REQUEST:
What is wanted is an exact restatement of the lines from the one with "Write a Python" through the one with "W, H = 1262, 600", both included, and of no other lines.

EXERCISE MATERIALS:
========================================

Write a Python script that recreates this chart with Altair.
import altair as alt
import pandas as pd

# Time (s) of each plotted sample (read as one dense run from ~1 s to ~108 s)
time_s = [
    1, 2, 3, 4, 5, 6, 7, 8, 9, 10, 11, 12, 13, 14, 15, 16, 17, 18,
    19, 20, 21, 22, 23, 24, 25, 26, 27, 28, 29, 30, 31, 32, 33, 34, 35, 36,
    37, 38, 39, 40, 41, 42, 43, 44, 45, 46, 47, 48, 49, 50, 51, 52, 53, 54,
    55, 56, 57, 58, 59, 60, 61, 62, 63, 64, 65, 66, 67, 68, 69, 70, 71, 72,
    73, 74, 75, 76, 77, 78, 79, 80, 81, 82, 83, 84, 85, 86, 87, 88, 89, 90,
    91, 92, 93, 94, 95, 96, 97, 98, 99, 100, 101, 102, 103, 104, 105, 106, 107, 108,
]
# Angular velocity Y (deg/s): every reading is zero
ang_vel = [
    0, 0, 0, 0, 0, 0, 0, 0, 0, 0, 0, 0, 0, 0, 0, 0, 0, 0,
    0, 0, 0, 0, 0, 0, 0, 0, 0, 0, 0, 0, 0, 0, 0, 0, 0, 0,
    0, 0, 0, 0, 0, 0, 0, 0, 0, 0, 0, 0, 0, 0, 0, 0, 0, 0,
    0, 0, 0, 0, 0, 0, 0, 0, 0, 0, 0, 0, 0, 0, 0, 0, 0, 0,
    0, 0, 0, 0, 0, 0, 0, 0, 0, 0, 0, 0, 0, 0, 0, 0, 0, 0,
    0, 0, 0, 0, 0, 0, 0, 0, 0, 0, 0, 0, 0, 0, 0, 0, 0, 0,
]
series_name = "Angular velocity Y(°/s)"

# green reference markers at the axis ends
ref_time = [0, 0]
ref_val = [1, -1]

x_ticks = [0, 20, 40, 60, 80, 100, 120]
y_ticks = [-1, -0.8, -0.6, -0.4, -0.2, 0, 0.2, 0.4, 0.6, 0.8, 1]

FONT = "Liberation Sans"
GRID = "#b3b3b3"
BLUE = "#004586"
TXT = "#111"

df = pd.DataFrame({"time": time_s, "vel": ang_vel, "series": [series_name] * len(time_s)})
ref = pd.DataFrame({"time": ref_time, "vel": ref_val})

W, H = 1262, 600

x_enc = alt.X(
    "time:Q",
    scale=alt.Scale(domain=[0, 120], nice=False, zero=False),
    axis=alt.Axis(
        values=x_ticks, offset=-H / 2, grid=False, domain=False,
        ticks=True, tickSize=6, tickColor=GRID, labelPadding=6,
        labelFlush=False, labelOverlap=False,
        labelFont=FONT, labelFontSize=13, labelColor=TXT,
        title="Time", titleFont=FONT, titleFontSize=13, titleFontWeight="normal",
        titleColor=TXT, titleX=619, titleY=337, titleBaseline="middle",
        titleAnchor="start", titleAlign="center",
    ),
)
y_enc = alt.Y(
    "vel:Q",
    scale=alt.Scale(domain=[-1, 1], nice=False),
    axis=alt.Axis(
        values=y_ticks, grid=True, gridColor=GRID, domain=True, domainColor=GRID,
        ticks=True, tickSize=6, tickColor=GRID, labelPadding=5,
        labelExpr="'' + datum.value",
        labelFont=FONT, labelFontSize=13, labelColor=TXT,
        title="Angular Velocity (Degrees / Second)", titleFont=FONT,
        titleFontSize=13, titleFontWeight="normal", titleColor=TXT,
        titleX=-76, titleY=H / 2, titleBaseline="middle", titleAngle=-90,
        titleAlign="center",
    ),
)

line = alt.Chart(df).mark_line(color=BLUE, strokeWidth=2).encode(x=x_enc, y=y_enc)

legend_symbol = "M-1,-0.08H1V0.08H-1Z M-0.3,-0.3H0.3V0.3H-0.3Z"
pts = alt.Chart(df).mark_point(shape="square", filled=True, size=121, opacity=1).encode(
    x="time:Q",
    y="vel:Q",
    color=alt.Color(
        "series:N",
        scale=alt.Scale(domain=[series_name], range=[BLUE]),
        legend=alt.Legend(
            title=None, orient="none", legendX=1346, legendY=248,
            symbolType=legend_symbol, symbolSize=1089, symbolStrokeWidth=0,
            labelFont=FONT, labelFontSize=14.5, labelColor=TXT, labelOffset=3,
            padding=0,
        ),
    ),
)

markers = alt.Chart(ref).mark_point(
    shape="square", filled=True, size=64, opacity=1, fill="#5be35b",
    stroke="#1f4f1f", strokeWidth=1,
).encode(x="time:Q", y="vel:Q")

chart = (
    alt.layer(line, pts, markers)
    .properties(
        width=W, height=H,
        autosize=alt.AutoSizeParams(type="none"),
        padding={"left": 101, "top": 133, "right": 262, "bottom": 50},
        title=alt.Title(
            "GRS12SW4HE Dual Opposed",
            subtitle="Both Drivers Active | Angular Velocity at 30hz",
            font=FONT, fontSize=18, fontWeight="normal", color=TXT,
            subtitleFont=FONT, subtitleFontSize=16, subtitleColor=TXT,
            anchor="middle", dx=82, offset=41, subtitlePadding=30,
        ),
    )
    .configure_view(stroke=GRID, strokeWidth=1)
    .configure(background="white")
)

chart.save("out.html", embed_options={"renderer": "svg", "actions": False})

========================================

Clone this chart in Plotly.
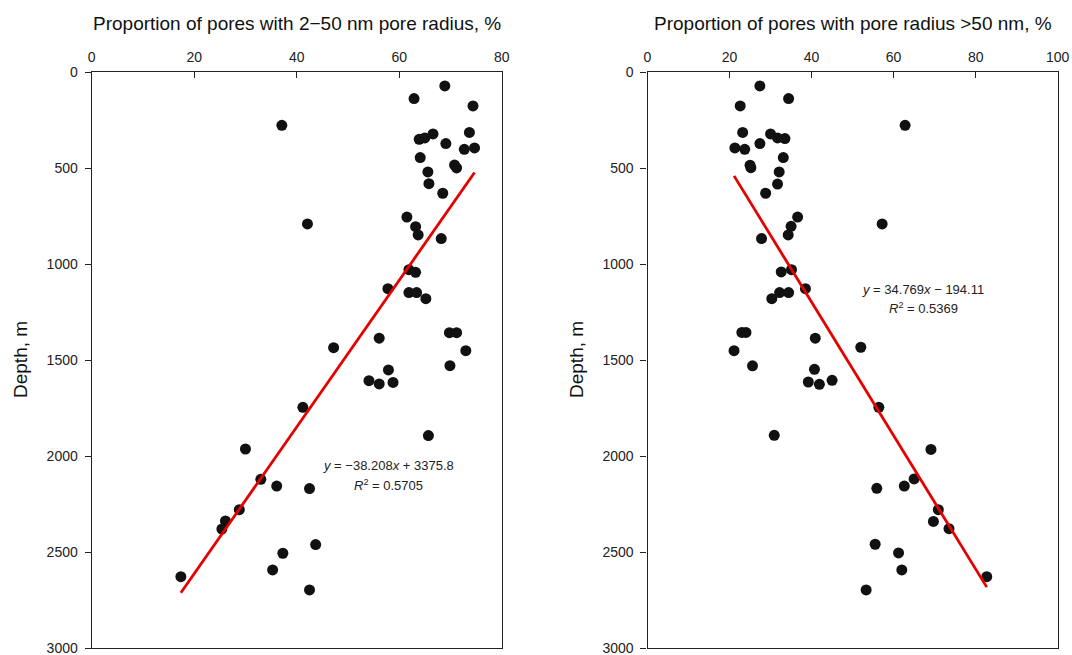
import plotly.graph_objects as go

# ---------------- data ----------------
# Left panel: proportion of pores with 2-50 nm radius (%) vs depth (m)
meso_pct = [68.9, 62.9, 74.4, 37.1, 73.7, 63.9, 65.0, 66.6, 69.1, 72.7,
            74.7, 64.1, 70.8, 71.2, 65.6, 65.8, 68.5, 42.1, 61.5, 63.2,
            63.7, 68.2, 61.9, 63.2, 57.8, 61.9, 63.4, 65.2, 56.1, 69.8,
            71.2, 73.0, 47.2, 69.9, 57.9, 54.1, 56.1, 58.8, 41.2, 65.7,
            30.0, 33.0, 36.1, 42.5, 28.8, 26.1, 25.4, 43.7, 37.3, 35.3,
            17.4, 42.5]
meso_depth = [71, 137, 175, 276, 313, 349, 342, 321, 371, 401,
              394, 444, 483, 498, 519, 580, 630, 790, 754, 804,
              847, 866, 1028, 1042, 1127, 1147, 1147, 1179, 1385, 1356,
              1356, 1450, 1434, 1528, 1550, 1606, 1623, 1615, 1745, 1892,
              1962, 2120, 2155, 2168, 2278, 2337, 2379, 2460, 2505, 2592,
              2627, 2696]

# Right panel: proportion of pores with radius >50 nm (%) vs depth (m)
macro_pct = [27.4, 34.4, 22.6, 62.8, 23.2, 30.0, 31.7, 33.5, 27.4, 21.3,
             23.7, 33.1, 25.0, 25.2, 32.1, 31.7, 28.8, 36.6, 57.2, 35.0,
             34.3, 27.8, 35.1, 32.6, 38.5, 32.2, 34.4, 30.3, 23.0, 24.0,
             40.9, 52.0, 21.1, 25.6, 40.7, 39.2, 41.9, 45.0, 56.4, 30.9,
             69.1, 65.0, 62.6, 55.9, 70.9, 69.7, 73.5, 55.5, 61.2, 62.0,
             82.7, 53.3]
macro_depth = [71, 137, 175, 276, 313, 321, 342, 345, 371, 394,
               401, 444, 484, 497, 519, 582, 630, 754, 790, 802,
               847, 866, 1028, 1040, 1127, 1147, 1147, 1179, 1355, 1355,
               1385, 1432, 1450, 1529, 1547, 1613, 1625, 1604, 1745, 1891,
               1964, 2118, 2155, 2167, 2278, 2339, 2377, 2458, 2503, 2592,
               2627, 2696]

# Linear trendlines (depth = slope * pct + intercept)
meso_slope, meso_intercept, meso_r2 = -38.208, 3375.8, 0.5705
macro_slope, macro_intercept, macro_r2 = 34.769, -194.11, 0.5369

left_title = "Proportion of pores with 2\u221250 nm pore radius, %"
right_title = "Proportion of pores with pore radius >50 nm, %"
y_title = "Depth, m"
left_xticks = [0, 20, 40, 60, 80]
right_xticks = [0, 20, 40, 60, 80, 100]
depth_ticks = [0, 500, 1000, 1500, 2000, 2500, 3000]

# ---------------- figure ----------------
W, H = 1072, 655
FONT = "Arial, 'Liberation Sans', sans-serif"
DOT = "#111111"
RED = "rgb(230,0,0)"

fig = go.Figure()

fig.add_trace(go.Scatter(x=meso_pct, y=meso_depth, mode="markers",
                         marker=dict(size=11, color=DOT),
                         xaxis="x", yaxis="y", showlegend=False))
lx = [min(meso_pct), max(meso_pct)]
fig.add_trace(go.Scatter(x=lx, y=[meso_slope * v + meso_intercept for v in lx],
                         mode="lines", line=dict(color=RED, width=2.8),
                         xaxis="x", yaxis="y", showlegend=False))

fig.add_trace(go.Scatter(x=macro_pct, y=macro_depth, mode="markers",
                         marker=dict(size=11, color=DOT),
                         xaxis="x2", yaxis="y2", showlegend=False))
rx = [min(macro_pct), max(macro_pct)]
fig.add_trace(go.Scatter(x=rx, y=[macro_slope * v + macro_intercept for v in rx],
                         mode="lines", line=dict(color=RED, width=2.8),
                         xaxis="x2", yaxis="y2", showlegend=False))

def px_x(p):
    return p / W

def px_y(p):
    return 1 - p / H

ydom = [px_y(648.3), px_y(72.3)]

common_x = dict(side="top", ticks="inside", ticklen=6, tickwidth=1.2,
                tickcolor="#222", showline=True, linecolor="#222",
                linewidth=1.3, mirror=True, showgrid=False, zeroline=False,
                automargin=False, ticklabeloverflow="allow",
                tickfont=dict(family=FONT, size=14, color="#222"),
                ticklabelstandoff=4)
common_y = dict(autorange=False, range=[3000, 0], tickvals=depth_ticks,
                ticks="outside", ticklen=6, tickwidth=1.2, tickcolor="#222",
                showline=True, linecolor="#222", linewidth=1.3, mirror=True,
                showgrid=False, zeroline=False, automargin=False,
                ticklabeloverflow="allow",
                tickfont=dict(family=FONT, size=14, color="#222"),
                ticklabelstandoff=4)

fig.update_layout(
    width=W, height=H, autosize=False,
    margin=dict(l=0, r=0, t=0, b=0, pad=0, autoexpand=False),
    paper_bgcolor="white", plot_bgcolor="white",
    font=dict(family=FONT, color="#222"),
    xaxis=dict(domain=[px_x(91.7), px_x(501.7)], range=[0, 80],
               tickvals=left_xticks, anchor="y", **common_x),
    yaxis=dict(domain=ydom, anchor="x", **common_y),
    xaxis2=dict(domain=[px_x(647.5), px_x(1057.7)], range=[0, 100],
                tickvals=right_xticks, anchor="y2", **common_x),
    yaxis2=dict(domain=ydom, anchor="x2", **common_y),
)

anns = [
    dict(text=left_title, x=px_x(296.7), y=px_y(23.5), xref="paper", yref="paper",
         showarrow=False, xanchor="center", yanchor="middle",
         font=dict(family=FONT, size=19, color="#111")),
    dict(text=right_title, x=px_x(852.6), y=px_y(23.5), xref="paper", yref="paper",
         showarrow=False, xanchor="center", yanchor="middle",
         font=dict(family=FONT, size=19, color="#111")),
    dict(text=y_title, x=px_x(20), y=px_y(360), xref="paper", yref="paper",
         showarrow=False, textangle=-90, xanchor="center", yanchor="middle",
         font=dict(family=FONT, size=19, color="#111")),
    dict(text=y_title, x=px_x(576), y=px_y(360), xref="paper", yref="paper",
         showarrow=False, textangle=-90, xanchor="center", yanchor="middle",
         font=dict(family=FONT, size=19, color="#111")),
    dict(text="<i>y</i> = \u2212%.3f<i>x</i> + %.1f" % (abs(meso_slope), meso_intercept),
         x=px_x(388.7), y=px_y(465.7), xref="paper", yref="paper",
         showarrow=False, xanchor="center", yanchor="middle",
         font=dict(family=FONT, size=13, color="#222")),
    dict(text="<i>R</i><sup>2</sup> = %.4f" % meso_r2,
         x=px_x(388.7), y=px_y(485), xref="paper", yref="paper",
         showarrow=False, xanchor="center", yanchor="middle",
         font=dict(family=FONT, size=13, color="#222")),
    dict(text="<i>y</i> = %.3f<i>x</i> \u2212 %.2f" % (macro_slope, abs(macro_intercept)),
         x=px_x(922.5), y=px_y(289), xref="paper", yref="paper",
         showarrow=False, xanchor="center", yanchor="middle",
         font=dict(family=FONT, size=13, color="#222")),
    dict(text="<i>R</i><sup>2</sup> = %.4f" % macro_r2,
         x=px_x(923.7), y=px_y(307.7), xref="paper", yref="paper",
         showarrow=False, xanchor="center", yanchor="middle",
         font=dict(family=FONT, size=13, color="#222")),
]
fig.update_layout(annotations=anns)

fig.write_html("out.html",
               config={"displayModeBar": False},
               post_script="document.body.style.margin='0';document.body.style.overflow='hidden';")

========================================

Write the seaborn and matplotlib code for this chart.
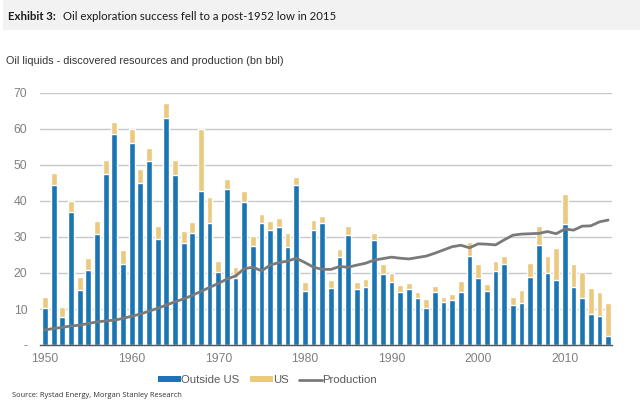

========================================

RESULT FOR THIS EXERCISE:
Write a Python script that recreates this chart with Altair.
import altair as alt
import pandas as pd

# Time (s) of each plotted sample (read as one dense run from ~1 s to ~108 s)
time_s = [
    1, 2, 3, 4, 5, 6, 7, 8, 9, 10, 11, 12, 13, 14, 15, 16, 17, 18,
    19, 20, 21, 22, 23, 24, 25, 26, 27, 28, 29, 30, 31, 32, 33, 34, 35, 36,
    37, 38, 39, 40, 41, 42, 43, 44, 45, 46, 47, 48, 49, 50, 51, 52, 53, 54,
    55, 56, 57, 58, 59, 60, 61, 62, 63, 64, 65, 66, 67, 68, 69, 70, 71, 72,
    73, 74, 75, 76, 77, 78, 79, 80, 81, 82, 83, 84, 85, 86, 87, 88, 89, 90,
    91, 92, 93, 94, 95, 96, 97, 98, 99, 100, 101, 102, 103, 104, 105, 106, 107, 108,
]
# Angular velocity Y (deg/s): every reading is zero
ang_vel = [
    0, 0, 0, 0, 0, 0, 0, 0, 0, 0, 0, 0, 0, 0, 0, 0, 0, 0,
    0, 0, 0, 0, 0, 0, 0, 0, 0, 0, 0, 0, 0, 0, 0, 0, 0, 0,
    0, 0, 0, 0, 0, 0, 0, 0, 0, 0, 0, 0, 0, 0, 0, 0, 0, 0,
    0, 0, 0, 0, 0, 0, 0, 0, 0, 0, 0, 0, 0, 0, 0, 0, 0, 0,
    0, 0, 0, 0, 0, 0, 0, 0, 0, 0, 0, 0, 0, 0, 0, 0, 0, 0,
    0, 0, 0, 0, 0, 0, 0, 0, 0, 0, 0, 0, 0, 0, 0, 0, 0, 0,
]
series_name = "Angular velocity Y(°/s)"

# green reference markers at the axis ends
ref_time = [0, 0]
ref_val = [1, -1]

x_ticks = [0, 20, 40, 60, 80, 100, 120]
y_ticks = [-1, -0.8, -0.6, -0.4, -0.2, 0, 0.2, 0.4, 0.6, 0.8, 1]

FONT = "Liberation Sans"
GRID = "#b3b3b3"
BLUE = "#004586"
TXT = "#111"

df = pd.DataFrame({"time": time_s, "vel": ang_vel, "series": [series_name] * len(time_s)})
ref = pd.DataFrame({"time": ref_time, "vel": ref_val})

W, H = 1262, 600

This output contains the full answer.